[Data listing]
....

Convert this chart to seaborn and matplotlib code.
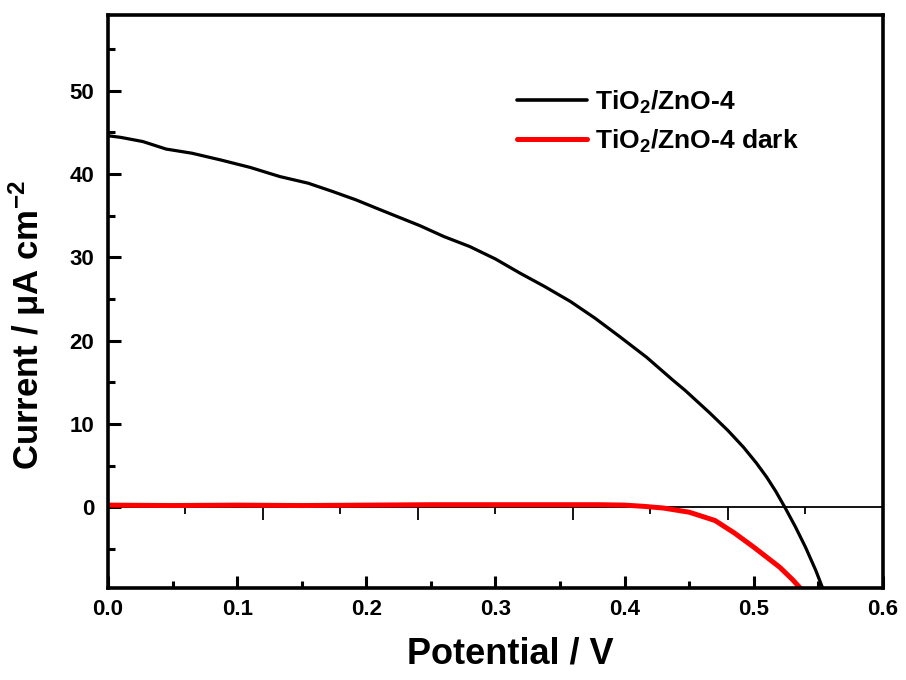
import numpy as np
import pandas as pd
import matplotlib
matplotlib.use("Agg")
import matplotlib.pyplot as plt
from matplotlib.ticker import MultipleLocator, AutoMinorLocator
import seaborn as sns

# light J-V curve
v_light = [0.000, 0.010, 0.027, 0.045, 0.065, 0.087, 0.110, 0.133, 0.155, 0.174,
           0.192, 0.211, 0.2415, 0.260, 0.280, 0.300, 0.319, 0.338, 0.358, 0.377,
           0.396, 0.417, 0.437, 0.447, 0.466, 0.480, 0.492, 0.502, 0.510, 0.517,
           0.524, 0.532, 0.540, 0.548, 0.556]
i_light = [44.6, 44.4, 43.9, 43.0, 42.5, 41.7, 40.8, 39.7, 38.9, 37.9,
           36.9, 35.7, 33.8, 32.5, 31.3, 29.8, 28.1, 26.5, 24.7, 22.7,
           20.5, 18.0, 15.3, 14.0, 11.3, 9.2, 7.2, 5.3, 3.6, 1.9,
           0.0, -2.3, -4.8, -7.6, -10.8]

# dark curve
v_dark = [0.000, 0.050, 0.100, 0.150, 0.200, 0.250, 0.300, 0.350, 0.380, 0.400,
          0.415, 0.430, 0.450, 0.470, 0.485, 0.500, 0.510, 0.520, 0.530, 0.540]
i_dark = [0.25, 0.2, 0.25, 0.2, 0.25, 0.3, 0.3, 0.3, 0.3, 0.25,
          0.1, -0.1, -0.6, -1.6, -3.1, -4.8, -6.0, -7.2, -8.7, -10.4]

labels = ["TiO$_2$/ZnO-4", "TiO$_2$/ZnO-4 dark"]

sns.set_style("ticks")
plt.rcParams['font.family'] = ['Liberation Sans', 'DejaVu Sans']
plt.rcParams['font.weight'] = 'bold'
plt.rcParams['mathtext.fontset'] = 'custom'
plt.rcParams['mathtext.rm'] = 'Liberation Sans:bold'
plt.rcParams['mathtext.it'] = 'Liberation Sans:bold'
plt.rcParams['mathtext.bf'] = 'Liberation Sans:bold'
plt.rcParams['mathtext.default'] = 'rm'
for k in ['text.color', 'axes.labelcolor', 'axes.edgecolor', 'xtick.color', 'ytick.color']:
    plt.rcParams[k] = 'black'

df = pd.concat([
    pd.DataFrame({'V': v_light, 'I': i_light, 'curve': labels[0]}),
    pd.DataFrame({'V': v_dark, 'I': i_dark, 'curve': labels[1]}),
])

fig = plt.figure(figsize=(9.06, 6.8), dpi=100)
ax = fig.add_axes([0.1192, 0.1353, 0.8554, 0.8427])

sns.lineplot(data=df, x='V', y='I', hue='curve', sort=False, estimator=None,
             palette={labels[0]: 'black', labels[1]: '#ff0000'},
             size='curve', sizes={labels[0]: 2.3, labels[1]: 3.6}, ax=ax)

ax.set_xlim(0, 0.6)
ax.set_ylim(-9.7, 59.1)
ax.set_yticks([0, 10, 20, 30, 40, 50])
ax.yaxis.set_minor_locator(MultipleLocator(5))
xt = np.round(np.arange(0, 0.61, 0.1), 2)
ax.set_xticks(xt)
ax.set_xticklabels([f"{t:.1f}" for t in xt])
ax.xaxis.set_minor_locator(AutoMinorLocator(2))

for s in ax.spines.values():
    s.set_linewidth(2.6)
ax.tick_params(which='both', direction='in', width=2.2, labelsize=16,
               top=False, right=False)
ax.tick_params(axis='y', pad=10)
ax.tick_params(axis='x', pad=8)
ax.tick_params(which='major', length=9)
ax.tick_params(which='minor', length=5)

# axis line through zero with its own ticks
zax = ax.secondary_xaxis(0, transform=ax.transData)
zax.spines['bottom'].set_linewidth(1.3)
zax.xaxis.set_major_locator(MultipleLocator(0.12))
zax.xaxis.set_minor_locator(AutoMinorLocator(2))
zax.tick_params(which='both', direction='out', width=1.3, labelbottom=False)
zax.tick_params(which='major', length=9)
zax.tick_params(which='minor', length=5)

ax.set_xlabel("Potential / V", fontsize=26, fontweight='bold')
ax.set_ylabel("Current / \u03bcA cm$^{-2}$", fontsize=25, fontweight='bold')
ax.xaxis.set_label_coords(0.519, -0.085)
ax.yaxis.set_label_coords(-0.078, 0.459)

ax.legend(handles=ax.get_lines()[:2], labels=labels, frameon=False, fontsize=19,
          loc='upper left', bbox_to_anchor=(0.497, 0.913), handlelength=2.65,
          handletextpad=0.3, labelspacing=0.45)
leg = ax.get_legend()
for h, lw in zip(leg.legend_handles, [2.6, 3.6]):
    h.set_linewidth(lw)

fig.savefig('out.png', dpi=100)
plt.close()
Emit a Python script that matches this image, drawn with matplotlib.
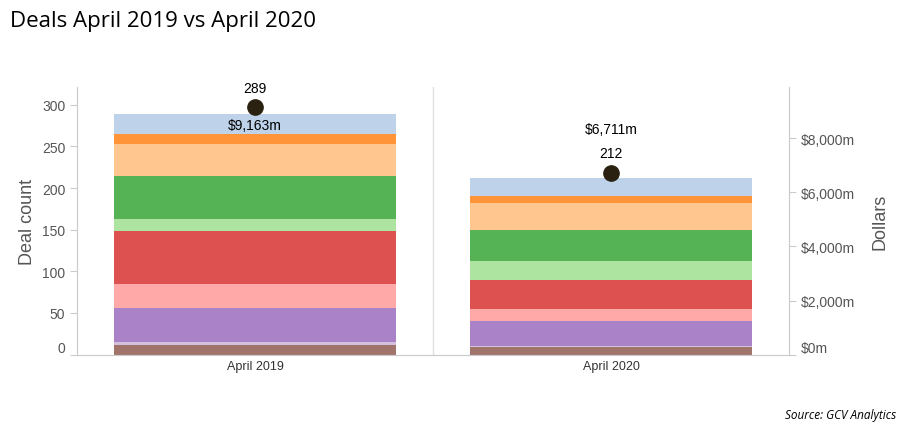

....

Return exactly what appears from the opening line of the material through the line with "import seaborn as sns", apart from the pictures.

### [REPLY]
Convert this chart to seaborn and matplotlib code.
import numpy as np
import pandas as pd
import matplotlib
matplotlib.use("Agg")
import matplotlib.pyplot as plt
from matplotlib.ticker import MultipleLocator, AutoMinorLocator
import seaborn as sns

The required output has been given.